The Reserve Bank of India (RBI) on Tuesday cut its key policy rate, the repo rate — the rate at which it lends to banks — by 25 basis points to a five-year low of 6.50 per cent while indicating a further cut in the offing.
But Tuesday’s move fell short of market expectations as many had hoped for a 50 bps cut. Such hopes were fuelled with the government sticking to the fiscal consolidation path in the Budget and later reducing the rates on small savings schemes.
RBI Governor Raghuram Rajan said that ensuring that current and past policy rate cuts transmit to lower lending rates was more important. What he implied was that despite the central bank lowering rates by 125 basis points since 2015, banks have reduced rates only by close to 60 basis points. The RBI appears keen to ensure that the benefits of a rate cut translates into lower borrowing costs for firms and individuals and also assess the prospects of the monsoon before committing to an aggressive cut in rates.
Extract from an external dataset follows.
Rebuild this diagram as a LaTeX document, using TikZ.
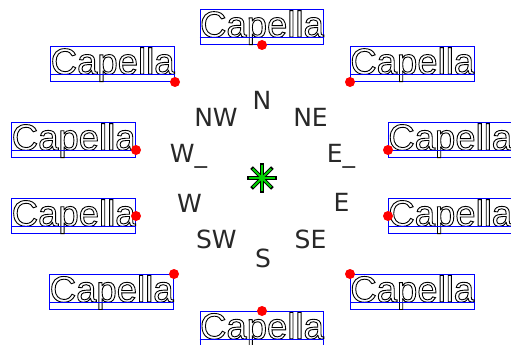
\documentclass[tikz,border=0pt]{standalone}
\usepackage{fontspec}
\usetikzlibrary{calc}
\newfontfamily\capfont{Liberation Sans}
\newfontfamily\lblfont{DejaVu Sans}
\newcommand\outltext[1]{\special{pdf:literal direct 1 Tr 0.9 w}#1\special{pdf:literal direct 0 Tr}}
\definecolor{stargreen}{RGB}{0,210,0}
\definecolor{lblgray}{RGB}{40,40,40}
\tikzset{
  capbox/.style={font=\capfont\fontsize{36.5}{40}\selectfont, inner sep=0pt,
    text height=27.5pt, text depth=7.5pt, draw=blue, line width=0.8pt},
  lbl/.style={font=\lblfont\fontsize{25}{30}\selectfont, text=lblgray, inner sep=0pt, anchor=base},
  dot/.style={fill=red},
}
\begin{document}
\begin{tikzpicture}[x=1pt,y=-1pt]
\useasboundingbox (0,0) rectangle (511,345);
% anchor points
\coordinate (pS) at (262,45);
\coordinate (pNW) at (175,82);
\coordinate (pNE) at (350,82);
\coordinate (pWa) at (136,150);
\coordinate (pEa) at (388,150);
\coordinate (pW) at (136,216);
\coordinate (pE) at (388,216);
\coordinate (pSW) at (174,274);
\coordinate (pSE) at (350,274);
\coordinate (pN) at (262,311);
% Capella boxes
\node[capbox, anchor=south] (c1) at (pS) {\outltext{Capella}};
\node[capbox, anchor=south east] (c2) at (pNW) {\outltext{Capella}};
\node[capbox, anchor=south west] (c3) at (pNE) {\outltext{Capella}};
\node[capbox, anchor=base east] (c4) at (pWa) {\outltext{Capella}};
\node[capbox, anchor=base west] (c5) at (pEa) {\outltext{Capella}};
\node[capbox, anchor=east] (c6) at (pW) {\outltext{Capella}};
\node[capbox, anchor=west] (c7) at (pE) {\outltext{Capella}};
\node[capbox, anchor=north east] (c8) at (pSW) {\outltext{Capella}};
\node[capbox, anchor=north west] (c9) at (pSE) {\outltext{Capella}};
\node[capbox, anchor=north] (c10) at (pN) {\outltext{Capella}};
\foreach \n in {c1,c2,c3,c4,c5,c6,c7,c8,c9,c10}
  \draw[blue, line width=0.8pt] (\n.base west) -- (\n.base east);
\foreach \p in {pS,pNW,pNE,pWa,pEa,pW,pE,pSW,pSE,pN}
  \fill[dot] (\p) circle (5);
% compass labels
\node[lbl] (lN) at (262,109) {N};
\node[lbl] (lNW) at (216,126.5) {NW};
\node[lbl] (lNE) at (310.5,126.5) {NE};
\node[lbl] (lWa) at (188.5,162) {W\_};
\node[lbl] (lEa) at (341,162) {E\_};
\node[lbl] (lW) at (189.5,212) {W};
\node[lbl] (lE) at (341.5,211.7) {E};
\node[lbl] (lSW) at (216.3,248.3) {SW};
\node[lbl] (lSE) at (310.5,248.3) {SE};
\node[lbl] (lS) at (263,267) {S};
% star marker
\coordinate (ctr) at (262,178);
\foreach \a in {0,45,90,135}
  \draw[black, line width=3.6pt, line cap=rect] ($(ctr)+(\a:13)$) -- ($(ctr)+(\a+180:13)$);
\foreach \a in {0,45,90,135}
  \draw[stargreen, line width=2pt] ($(ctr)+(\a:13)$) -- ($(ctr)+(\a+180:13)$);
\end{tikzpicture}
\end{document}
The reduction in small savings rates announced in March, the substantial refinements in the liquidity management framework announced in this policy review and the introduction of the marginal cost of funds based lending rate (MCLR) should improve transmission and magnify the effects of the current policy rate cut, Rajan said.
Rajan promised that the stance of monetary policy will remain accommodative and the “RBI will continue to watch macroeconomic and financial developments in the months ahead with a view to responding with further policy action as space opens up”.
In order to ensure better transmission of rates, the RBI Governor also announced structural changes in the central bank’s liquidity management policy with banks complaining of liquidity problems. To address that the RBI has reduced the Marginal Standing Facility or MSF by 75 basis points while also easing the requirement of maintaining a minimum daily cash reserve ratio — from 95 to 90 per cent.
The RBI has also raised the reverse repo rate by 25 bps and narrowed the interest rate corridor — the gap between the repo rate and the reverse repo rate — to 50 bps. Besides, it has lowered the limit of banks’ daily cash balance with the RBI from 95 per cent to 90 per cent and raised the rate on marginal standing facility to 7 per cent. All these will ease the pressure on liquidity and lead to faster transmission of the policy rate.
These steps are expected to bring down the cost of borrowing and help fuel economic growth. Against this background, the RBI has kept the growth projection for FY17 unchanged at 7.6 per cent even as inflation projection remains at 5 per cent by March 2017.
According to the RBI, the changes to the RBI Act to create a monetary policy committee will further strengthen monetary policy credibility. In the FY17 Budget, the government has adhered to the path of fiscal consolidation and this will support the disinflation process going forward. “Given weak private investment in the face of low capacity utilisation, a reduction in the policy rate by 25 bps will help strengthen activity and aid the government’s initiatives,” Rajan said.
On the price front, Rajan said there are uncertainties surrounding this inflation path emanating from recent unseasonal rains, the likely spatial and temporal distribution of monsoon, the low reservoir levels, and the strength of the recent upturn in commodity prices, especially oil.
“The persistence of inflation in certain services warrants watching, while the implementation of the 7th Pay Commission awards will impart an upside to the baseline through direct and indirect effects. There will be some offsetting downside pressures stemming from tepid demand in the global economy, government’s effective supply side measures keeping a check on food prices, and the Government’s commendable commitment to fiscal consolidation,” he said.
The Confederation of Indian Industry (CII) said that the rate cut from the RBI could have been higher in the current economic conditions which would have had a stronger impact on sentiment and spurred investment. “Factors such as soft commodity prices, expectations of a normal monsoon, cut in small savings rate and the government delivering on fiscal prudence in the Budget have made it the right time for the RBI to lean more towards growth,” CII said.